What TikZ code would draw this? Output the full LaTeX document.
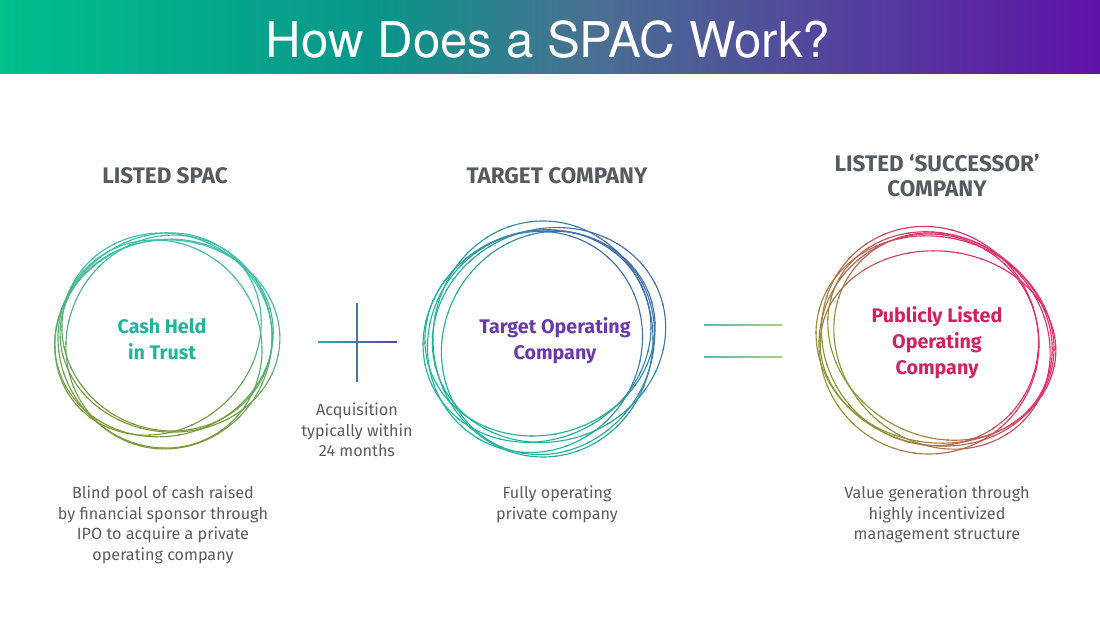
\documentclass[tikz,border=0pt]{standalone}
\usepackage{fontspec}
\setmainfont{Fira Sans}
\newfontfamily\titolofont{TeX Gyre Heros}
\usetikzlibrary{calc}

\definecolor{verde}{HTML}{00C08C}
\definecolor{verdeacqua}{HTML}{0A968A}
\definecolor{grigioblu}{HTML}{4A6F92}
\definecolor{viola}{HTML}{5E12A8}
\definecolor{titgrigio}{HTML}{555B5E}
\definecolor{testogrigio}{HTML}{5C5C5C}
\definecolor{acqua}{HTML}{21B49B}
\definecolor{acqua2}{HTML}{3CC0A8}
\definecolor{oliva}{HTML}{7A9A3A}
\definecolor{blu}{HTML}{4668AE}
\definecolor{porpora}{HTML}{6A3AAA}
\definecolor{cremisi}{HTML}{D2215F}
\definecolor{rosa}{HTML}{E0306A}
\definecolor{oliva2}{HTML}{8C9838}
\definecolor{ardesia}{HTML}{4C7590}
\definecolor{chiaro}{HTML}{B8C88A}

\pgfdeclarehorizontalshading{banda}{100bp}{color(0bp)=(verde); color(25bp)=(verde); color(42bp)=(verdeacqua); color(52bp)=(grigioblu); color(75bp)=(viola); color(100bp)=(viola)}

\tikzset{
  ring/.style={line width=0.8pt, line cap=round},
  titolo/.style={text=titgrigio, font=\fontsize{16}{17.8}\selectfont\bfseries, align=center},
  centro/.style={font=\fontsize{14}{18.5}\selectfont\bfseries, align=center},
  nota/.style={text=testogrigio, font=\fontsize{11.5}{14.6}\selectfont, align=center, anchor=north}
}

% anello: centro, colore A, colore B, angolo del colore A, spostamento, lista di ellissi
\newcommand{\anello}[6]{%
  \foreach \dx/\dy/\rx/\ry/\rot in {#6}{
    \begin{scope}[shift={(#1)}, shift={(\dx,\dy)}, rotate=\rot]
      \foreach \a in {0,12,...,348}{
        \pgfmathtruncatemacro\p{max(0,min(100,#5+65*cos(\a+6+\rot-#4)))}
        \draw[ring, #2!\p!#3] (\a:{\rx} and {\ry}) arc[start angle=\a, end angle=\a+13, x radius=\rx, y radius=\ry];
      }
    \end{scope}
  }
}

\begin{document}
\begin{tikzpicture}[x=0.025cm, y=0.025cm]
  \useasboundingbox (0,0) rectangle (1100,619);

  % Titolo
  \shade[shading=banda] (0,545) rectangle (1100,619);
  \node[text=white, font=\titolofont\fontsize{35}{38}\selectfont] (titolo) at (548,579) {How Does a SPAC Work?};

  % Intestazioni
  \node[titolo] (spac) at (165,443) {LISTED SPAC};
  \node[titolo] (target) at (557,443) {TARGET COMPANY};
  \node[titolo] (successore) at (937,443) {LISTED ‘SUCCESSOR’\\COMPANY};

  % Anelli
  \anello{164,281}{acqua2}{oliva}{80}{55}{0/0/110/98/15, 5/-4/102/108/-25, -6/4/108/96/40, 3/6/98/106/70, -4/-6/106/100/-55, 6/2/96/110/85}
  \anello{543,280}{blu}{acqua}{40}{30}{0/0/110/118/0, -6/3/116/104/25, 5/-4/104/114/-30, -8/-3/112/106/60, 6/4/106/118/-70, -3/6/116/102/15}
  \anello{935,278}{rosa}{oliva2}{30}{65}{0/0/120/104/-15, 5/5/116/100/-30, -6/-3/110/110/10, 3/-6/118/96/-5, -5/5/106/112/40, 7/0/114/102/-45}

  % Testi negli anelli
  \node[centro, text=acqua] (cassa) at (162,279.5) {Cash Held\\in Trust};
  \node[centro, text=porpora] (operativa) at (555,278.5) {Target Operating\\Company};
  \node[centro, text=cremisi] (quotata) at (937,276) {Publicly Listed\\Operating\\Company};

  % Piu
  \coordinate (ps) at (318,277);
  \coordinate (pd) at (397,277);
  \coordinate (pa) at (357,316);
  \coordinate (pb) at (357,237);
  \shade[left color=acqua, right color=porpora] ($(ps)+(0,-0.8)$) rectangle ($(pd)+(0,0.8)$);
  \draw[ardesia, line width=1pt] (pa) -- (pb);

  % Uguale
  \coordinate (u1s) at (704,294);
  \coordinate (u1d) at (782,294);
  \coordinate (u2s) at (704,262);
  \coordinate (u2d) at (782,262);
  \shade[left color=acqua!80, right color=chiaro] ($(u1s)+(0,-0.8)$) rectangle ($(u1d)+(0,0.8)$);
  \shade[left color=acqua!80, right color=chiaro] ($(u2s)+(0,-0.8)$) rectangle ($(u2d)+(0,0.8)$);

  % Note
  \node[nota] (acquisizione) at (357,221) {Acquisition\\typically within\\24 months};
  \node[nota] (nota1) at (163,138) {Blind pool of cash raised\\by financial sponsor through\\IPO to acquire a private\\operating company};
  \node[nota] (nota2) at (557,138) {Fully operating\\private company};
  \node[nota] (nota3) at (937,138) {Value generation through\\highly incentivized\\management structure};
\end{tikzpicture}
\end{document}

(DIRECTIVE) Make an exact copy of the lines from the top of the material through the line with "(titolo) at (548,579)", pictures excluded.

(TASK RESPONSE)
What TikZ code would draw this? Output the full LaTeX document.
\documentclass[tikz,border=0pt]{standalone}
\usepackage{fontspec}
\setmainfont{Fira Sans}
\newfontfamily\titolofont{TeX Gyre Heros}
\usetikzlibrary{calc}

\definecolor{verde}{HTML}{00C08C}
\definecolor{verdeacqua}{HTML}{0A968A}
\definecolor{grigioblu}{HTML}{4A6F92}
\definecolor{viola}{HTML}{5E12A8}
\definecolor{titgrigio}{HTML}{555B5E}
\definecolor{testogrigio}{HTML}{5C5C5C}
\definecolor{acqua}{HTML}{21B49B}
\definecolor{acqua2}{HTML}{3CC0A8}
\definecolor{oliva}{HTML}{7A9A3A}
\definecolor{blu}{HTML}{4668AE}
\definecolor{porpora}{HTML}{6A3AAA}
\definecolor{cremisi}{HTML}{D2215F}
\definecolor{rosa}{HTML}{E0306A}
\definecolor{oliva2}{HTML}{8C9838}
\definecolor{ardesia}{HTML}{4C7590}
\definecolor{chiaro}{HTML}{B8C88A}

\pgfdeclarehorizontalshading{banda}{100bp}{color(0bp)=(verde); color(25bp)=(verde); color(42bp)=(verdeacqua); color(52bp)=(grigioblu); color(75bp)=(viola); color(100bp)=(viola)}

\tikzset{
  ring/.style={line width=0.8pt, line cap=round},
  titolo/.style={text=titgrigio, font=\fontsize{16}{17.8}\selectfont\bfseries, align=center},
  centro/.style={font=\fontsize{14}{18.5}\selectfont\bfseries, align=center},
  nota/.style={text=testogrigio, font=\fontsize{11.5}{14.6}\selectfont, align=center, anchor=north}
}

% anello: centro, colore A, colore B, angolo del colore A, spostamento, lista di ellissi
\newcommand{\anello}[6]{%
  \foreach \dx/\dy/\rx/\ry/\rot in {#6}{
    \begin{scope}[shift={(#1)}, shift={(\dx,\dy)}, rotate=\rot]
      \foreach \a in {0,12,...,348}{
        \pgfmathtruncatemacro\p{max(0,min(100,#5+65*cos(\a+6+\rot-#4)))}
        \draw[ring, #2!\p!#3] (\a:{\rx} and {\ry}) arc[start angle=\a, end angle=\a+13, x radius=\rx, y radius=\ry];
      }
    \end{scope}
  }
}

\begin{document}
\begin{tikzpicture}[x=0.025cm, y=0.025cm]
  \useasboundingbox (0,0) rectangle (1100,619);

  % Titolo
  \shade[shading=banda] (0,545) rectangle (1100,619);
  \node[text=white, font=\titolofont\fontsize{35}{38}\selectfont] (titolo) at (548,579) {How Does a SPAC Work?};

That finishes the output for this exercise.